How 2 long-gone European car brands are banking on the Geneva Motor Show for a chance at the future

Over the past century, hundreds of once-familiar brand names have been shipped off to the automotive scrapyard, but two long-dead makes will be vying for a revival next month at the annual Geneva International Motor Show.

To find a place in a rapidly evolving auto industry, British-based Lagonda and Spain’s Hispano Suiza are looking forward into the past, blending heritage with futuristic technology, including all-electric drivetrains. The emergence of electrified powertrains and autonomous driving, experts suggest, could open the door not only to new players like Tesla, but provide an opportunity to bring back some old brands.

Battery technology “isn’t ready for the mainstream, but the luxury market is a different matter,” said David Cole, chairman emeritus of the Center for Automotive Research in Ann Arbor, Michigan. “With luxury vehicles, the cost of batteries isn’t a big deal,” but the potential benefits, including extreme levels of performance, can provide an appealing alternative to conventional gas-powered models.

The Geneva Motor Show would seem the ideal place to launch two old-is-new luxury brands, according to Cole and others.

The largest of the European auto shows, which opens March 7 and is held each spring, has a tradition of providing space for often oddball brands looking to carve off slivers of the global new-car market, typically with an emphasis on premium niches.

Hispano Suiza was once a regular participant in Geneva. The company’s roots date to 1898 when a Spanish artillery captain, Emilio de la Cuadra, started building electric vehicles in Barcelona. He hired a Swiss engineer, Marc Birkigt, to work with him, though the company eventually switched to gas-powered models. In a series of moves, the enterprise changed hands several times, finally adopting the name La Hispano-Suiza Fabrica de Automoviles in 1904. It became famous for its over-the-top designs and massive gas engines, still popular with collectors like comedian Jay Leno.

Hispano Suiza briefly produced aircraft engines after World War I before returning to automotive manufacturing. But it abandoned the car market entirely in 1946, and several attempts to revive the name have faltered.

Now, the fourth-generation heirs hope to do a bit better with a retro-futuristic “hypertourer” called the Carmen — named after the granddaughter of Hispano Suiza’s founder and mother of its current chief. The Carmen, a company statement notes, “takes inspiration from the Dubonnet Xenia, one of the elegant and luxurious vehicles built by Hispano Suiza in 1938.”
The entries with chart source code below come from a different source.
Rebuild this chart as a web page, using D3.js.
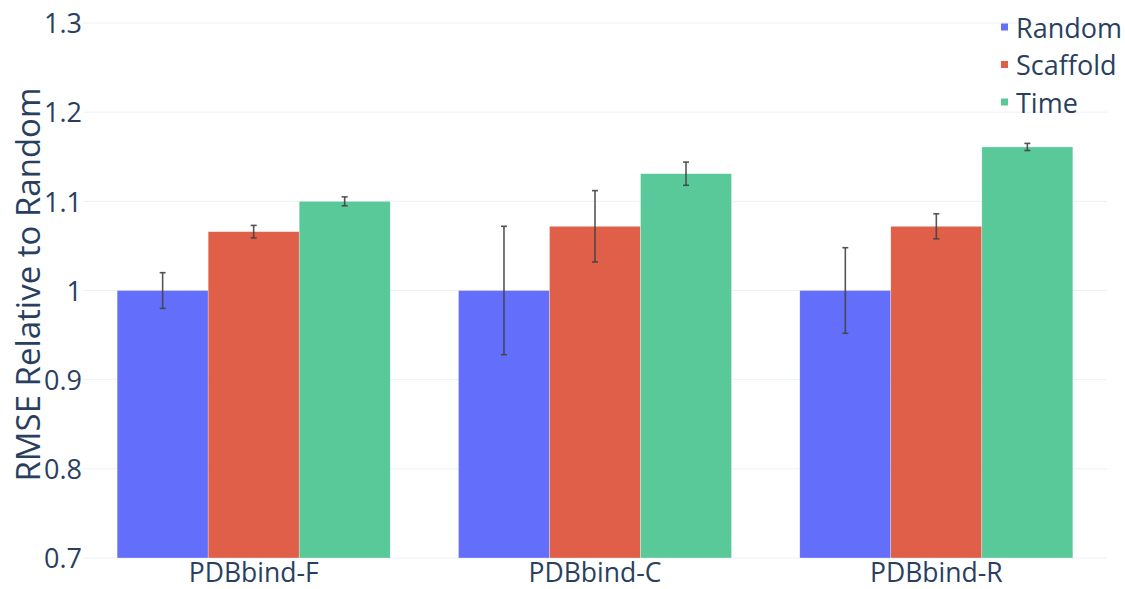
<!DOCTYPE html>
<html>
<head>
<meta charset="utf-8">
<script src="https://cdn.jsdelivr.net/npm/d3@7"></script>
<style>
  html, body { margin: 0; padding: 0; background: #fff; }
  svg { display: block; font-family: "Open Sans", "Noto Sans", sans-serif; }
</style>
</head>
<body>
<svg id="chart" width="1125" height="589"></svg>
<script>
// Benchmark datasets and split strategies
const categories = ["PDBbind-F", "PDBbind-C", "PDBbind-R"];
const seriesNames = ["Random", "Scaffold", "Time"];
const seriesColors = ["#636efa", "#df5f48", "#5ac99a"];

// Mean RMSE relative to the random split, one array per split
const randomValues   = [1.000, 1.000, 1.000];
const scaffoldValues = [1.066, 1.072, 1.072];
const timeValues     = [1.100, 1.131, 1.161];

// Symmetric error (standard deviation) per bar
const randomErrors   = [0.020, 0.072, 0.048];
const scaffoldErrors = [0.007, 0.040, 0.014];
const timeErrors     = [0.005, 0.013, 0.004];

const yTicks = [0.7, 0.8, 0.9, 1.0, 1.1, 1.2, 1.3];
const yTitle = "RMSE Relative to Random";

const seriesValues = [randomValues, scaffoldValues, timeValues];
const seriesErrors = [randomErrors, scaffoldErrors, timeErrors];

const rows = [];
categories.forEach((c, i) => {
  seriesNames.forEach((s, j) => {
    rows.push({ category: c, series: s, value: seriesValues[j][i], err: seriesErrors[j][i], color: seriesColors[j] });
  });
});

const svg = d3.select("#chart");
const margin = { left: 83, right: 18, top: 23, bottom: 31 };
const W = 1125, H = 589;
const plotW = W - margin.left - margin.right;
const plotH = H - margin.top - margin.bottom;

const x = d3.scaleBand().domain(categories).range([0, plotW]).paddingInner(0.2).paddingOuter(0.1);
const xInner = d3.scaleBand().domain(seriesNames).range([0, x.bandwidth()]);
const y = d3.scaleLinear().domain([0.7, 1.3]).range([plotH, 0]);

const g = svg.append("g").attr("transform", `translate(${margin.left},${margin.top})`);

// Horizontal grid
g.append("g")
  .selectAll("line")
  .data(yTicks)
  .join("line")
  .attr("x1", 0).attr("x2", plotW)
  .attr("y1", d => y(d)).attr("y2", d => y(d))
  .attr("stroke", "#ebf0f8").attr("stroke-width", 1);

// Y axis labels
const yAxis = g.append("g").call(
  d3.axisLeft(y).tickValues(yTicks).tickSize(0).tickPadding(1).tickFormat(d => d3.format("~g")(d))
);
yAxis.select(".domain").remove();
yAxis.selectAll("text")
  .attr("fill", "#2a3f5f").style("font-size", "27px").attr("dy", "0.36em")
  .style("font-family", "'Open Sans', sans-serif");

// X axis labels
const xAxis = g.append("g").attr("transform", `translate(0,${plotH})`)
  .call(d3.axisBottom(x).tickSize(0).tickPadding(0));
xAxis.select(".domain").remove();
xAxis.selectAll("text")
  .attr("fill", "#2a3f5f").style("font-size", "26.5px")
  .attr("dy", null).attr("y", 24)
  .style("font-family", "'Open Sans', sans-serif");

// Bars
const bars = g.append("g");
bars.selectAll("rect")
  .data(rows)
  .join("rect")
  .attr("x", d => x(d.category) + xInner(d.series))
  .attr("width", xInner.bandwidth())
  .attr("y", d => y(d.value))
  .attr("height", d => y(0.7) - y(d.value))
  .attr("fill", d => d.color)
  .attr("stroke", "#fff").attr("stroke-width", 0.5).attr("stroke-opacity", 0.6);

// Error bars
const cap = 3;
const eb = g.append("g").attr("stroke", "#444").attr("stroke-width", 1.6).attr("stroke-opacity", 0.9);
rows.forEach(d => {
  const cx = x(d.category) + xInner(d.series) + xInner.bandwidth() / 2;
  const y0 = y(d.value - d.err), y1 = y(d.value + d.err);
  eb.append("line").attr("x1", cx).attr("x2", cx).attr("y1", y0).attr("y2", y1);
  eb.append("line").attr("x1", cx - cap).attr("x2", cx + cap).attr("y1", y0).attr("y2", y0);
  eb.append("line").attr("x1", cx - cap).attr("x2", cx + cap).attr("y1", y1).attr("y2", y1);
});

// Y axis title
svg.append("text")
  .attr("transform", `translate(40,${margin.top + plotH / 2 - 6}) rotate(-90)`)
  .attr("text-anchor", "middle")
  .attr("fill", "#2a3f5f")
  .style("font-size", "33px")
  .text(yTitle);

// Legend
const legend = svg.append("g").attr("transform", "translate(1001,27)");
seriesNames.forEach((s, i) => {
  const row = legend.append("g").attr("transform", `translate(0,${i * 37.5})`);
  row.append("rect").attr("x", 0).attr("y", -3.5).attr("width", 7).attr("height", 7).attr("fill", seriesColors[i]);
  row.append("text").attr("x", 15).attr("y", 10.5)
    .attr("fill", "#2a3f5f").style("font-size", "27px").text(s);
});
</script>
</body>
</html>
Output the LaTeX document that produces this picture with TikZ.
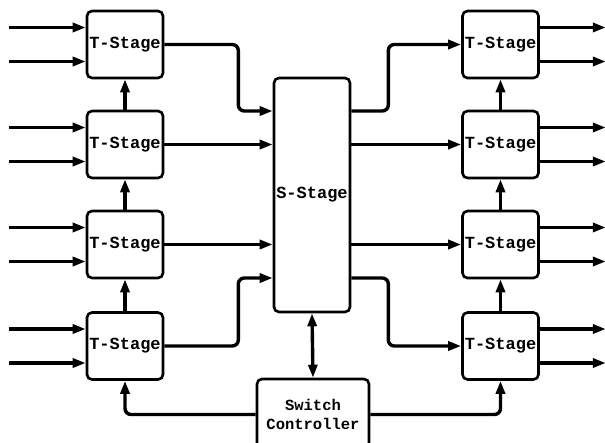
\documentclass[tikz,border=0pt]{standalone}
\usepackage{fontspec}
\setmonofont{Liberation Mono}
\usetikzlibrary{arrows.meta}
\begin{document}
\begin{tikzpicture}[x=1pt,y=-1pt,
  stagebox/.style={draw,line width=2.6pt,rounded corners=5pt,inner sep=0pt,
    font=\ttfamily\bfseries\fontsize{17}{17}\selectfont},
  tbox/.style={stagebox,minimum width=76pt,minimum height=67pt},
  tip/.style={-{Triangle[length=13pt,width=9pt]}},
  link/.style={line width=3.4pt,rounded corners=6pt,tip},
  both/.style={line width=3.4pt,{Triangle[length=13pt,width=9pt]}-{Triangle[length=13pt,width=9pt]}}]
\useasboundingbox (0,0) rectangle (605,442);

% time-switching stages, left and right columns
\foreach \i/\y in {1/44.5,2/144.5,3/244.5,4/346}{
  \node[tbox] (L\i) at (125,\y) {T-Stage};
  \node[tbox] (R\i) at (500.5,\y) {T-Stage};
}

% space-switching stage and controller
\node[stagebox,minimum width=76pt,minimum height=234pt] (S) at (312,195) {S-Stage};
\node[stagebox,minimum width=112pt,minimum height=71pt,align=center,
  font=\ttfamily\bfseries\fontsize{15.5}{19}\selectfont] (C) at (313,414.5) {Switch\\Controller};

% incoming and outgoing lines
\foreach \i in {1,...,4}{
  \foreach \s in {17pt,-17pt}{
    \draw[link] ([yshift=\s]L\i.west) ++(-77,0) -- ++(77,0);
    \draw[link] ([yshift=\s]R\i.east) -- ++(66,0);
  }
}

% control chain between T-stages
\foreach \a/\b in {2/1,3/2,4/3}{
  \draw[link] (L\a.north) -- (L\b.south);
  \draw[link] (R\a.north) -- (R\b.south);
}

% left T-stages into the S-stage
\draw[link] (L1.east) -- ++(74,0) |- ([yshift=84pt]S.west);
\draw[link] (L2.east) -- (L2.east -| S.west);
\draw[link] (L3.east) -- (L3.east -| S.west);
\draw[link] (L4.east) -- ++(74,0) |- ([yshift=-83pt]S.west);

% S-stage out to right T-stages
\draw[link] ([yshift=84pt]S.east) -- ++(37,0) |- (R1.west);
\draw[link] (R2.west -| S.east) -- (R2.west);
\draw[link] (R3.west -| S.east) -- (R3.west);
\draw[link] ([yshift=-83pt]S.east) -- ++(37,0) |- (R4.west);

% controller links
\draw[both] (C.north) -- (S.south);
\draw[link] (C.west) -| (L4.south);
\draw[link] (C.east) -| (R4.south);
\end{tikzpicture}
\end{document}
The Carmen may hark back to the days of rumble seats and running boards, but under the skin there’s an ultra-modern carbon fiber chassis, and the new model trade’s the Xenia’s 8.0-liter gas engine for an all-electric drivetrain.

The decision to go all-electric isn’t entirely surprising. Battery power is an option a number of super-premium manufacturers are exploring, from start-ups like Rimac to established brands such as Ferrari and Lamborghini. Electric motors provide massive amounts of instant torque, as Tesla has shown with its Model S in “ludicrous mode,” which can launch the sedan from 0 to 60 in just 2.3 seconds.

Another manufacturer plugging into battery power is Aston Martin. It recently launched a limited run of all-electric sedans and is developing a battery drive option for the DBX sport-utility vehicle it will launch next year. But Aston’s big push into electrification will come with the revival of another long-forgotten brand it purchased back in 1947. The last Lagonda-branded model hit the streets decades ago.

But it will be back at the Geneva Motor Show in the form of the all-terrain concept. Though officially dubbed a show car, it is a thinly disguised version of the production crossover due to come to the market in about two years, Aston officials acknowledge.

“The Lagonda All-Terrain Concept offers explicit clues regarding what will be the first Lagonda model to enter production, and further demonstrates how Lagonda’s zero emission powertrain enables us to create spectacular cars that will radically redefine their sectors of the market,” Aston CEO Andy Palmer said in a statement.

The revival of Lagonda was put into motion as part of the seven-year plan Palmer laid out after joining the British automaker in 2014. A second model, a sedan, is expected to join the crossover by around 2022. And, like the all-terrain, it will be all-electric as will all future Lagondas, Palmer told CNBC in an interview last fall.

Neither Aston nor Hispana Suiza has announced pricing, though both models are expected to push well into six figures, the Carmen potentially topping $1 million, according to various reports that compare it to other ultra-low-volume hypercars.

It remains to be seen if either brand name will pull off a comeback but both manufacturers are hoping that by going all-electric they can stand out from more traditionally focused competitors.